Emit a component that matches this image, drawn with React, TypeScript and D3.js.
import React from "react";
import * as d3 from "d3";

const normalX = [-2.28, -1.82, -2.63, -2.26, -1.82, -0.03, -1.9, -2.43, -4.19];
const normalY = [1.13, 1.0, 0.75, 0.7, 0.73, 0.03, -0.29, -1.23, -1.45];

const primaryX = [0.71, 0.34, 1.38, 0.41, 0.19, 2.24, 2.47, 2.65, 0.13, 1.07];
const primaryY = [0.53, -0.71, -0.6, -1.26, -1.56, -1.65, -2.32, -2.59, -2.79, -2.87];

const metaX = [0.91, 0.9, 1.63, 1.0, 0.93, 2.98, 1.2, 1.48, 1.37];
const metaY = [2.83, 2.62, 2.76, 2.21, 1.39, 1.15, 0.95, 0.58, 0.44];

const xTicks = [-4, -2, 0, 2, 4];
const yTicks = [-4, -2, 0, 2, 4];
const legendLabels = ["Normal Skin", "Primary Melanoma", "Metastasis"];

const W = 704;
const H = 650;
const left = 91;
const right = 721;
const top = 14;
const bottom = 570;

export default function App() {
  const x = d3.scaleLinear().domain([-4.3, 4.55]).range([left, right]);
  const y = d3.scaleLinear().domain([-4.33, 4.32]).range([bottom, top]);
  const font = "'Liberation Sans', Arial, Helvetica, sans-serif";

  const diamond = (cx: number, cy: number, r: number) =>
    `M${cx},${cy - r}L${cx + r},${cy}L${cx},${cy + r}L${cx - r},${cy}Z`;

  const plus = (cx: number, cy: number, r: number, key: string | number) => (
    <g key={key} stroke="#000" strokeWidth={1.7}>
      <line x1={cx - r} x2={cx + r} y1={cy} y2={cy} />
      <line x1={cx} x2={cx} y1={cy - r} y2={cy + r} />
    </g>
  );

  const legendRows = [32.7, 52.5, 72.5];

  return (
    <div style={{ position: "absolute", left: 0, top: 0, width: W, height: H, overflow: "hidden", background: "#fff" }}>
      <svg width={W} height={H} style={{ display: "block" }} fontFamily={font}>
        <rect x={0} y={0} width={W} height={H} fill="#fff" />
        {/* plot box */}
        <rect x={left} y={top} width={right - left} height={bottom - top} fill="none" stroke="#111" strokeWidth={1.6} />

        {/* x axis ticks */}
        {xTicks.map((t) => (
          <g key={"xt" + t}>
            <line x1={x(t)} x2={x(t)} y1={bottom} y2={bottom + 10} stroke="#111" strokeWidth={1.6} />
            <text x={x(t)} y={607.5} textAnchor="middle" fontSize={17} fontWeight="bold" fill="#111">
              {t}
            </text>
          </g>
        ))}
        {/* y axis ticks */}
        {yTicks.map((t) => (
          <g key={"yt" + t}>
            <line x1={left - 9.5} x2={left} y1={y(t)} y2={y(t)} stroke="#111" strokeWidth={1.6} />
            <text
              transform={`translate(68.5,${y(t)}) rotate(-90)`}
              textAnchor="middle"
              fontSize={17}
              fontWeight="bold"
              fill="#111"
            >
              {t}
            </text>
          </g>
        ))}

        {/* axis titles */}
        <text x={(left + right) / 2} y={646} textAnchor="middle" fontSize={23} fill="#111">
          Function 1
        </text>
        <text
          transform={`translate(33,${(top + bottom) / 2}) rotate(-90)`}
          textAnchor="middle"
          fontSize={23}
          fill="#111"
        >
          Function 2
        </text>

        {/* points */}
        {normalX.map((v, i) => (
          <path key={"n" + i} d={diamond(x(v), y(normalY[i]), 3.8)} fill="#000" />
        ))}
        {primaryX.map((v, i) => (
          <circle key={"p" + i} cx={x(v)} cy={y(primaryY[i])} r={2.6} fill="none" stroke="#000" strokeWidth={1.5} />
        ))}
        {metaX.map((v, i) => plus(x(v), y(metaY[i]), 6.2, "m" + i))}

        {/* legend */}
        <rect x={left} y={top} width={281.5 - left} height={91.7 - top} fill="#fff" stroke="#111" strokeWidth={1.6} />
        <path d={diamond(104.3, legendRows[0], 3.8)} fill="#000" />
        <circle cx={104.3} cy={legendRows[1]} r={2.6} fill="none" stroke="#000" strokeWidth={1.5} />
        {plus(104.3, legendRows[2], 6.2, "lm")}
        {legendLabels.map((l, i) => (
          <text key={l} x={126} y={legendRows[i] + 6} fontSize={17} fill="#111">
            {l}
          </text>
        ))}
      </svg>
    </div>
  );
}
····················
» Exercise description:
Find each line holding the string "React" and copy it out.

» Correct answer:
Emit a component that matches this image, drawn with React, TypeScript and D3.js.
import React from "react";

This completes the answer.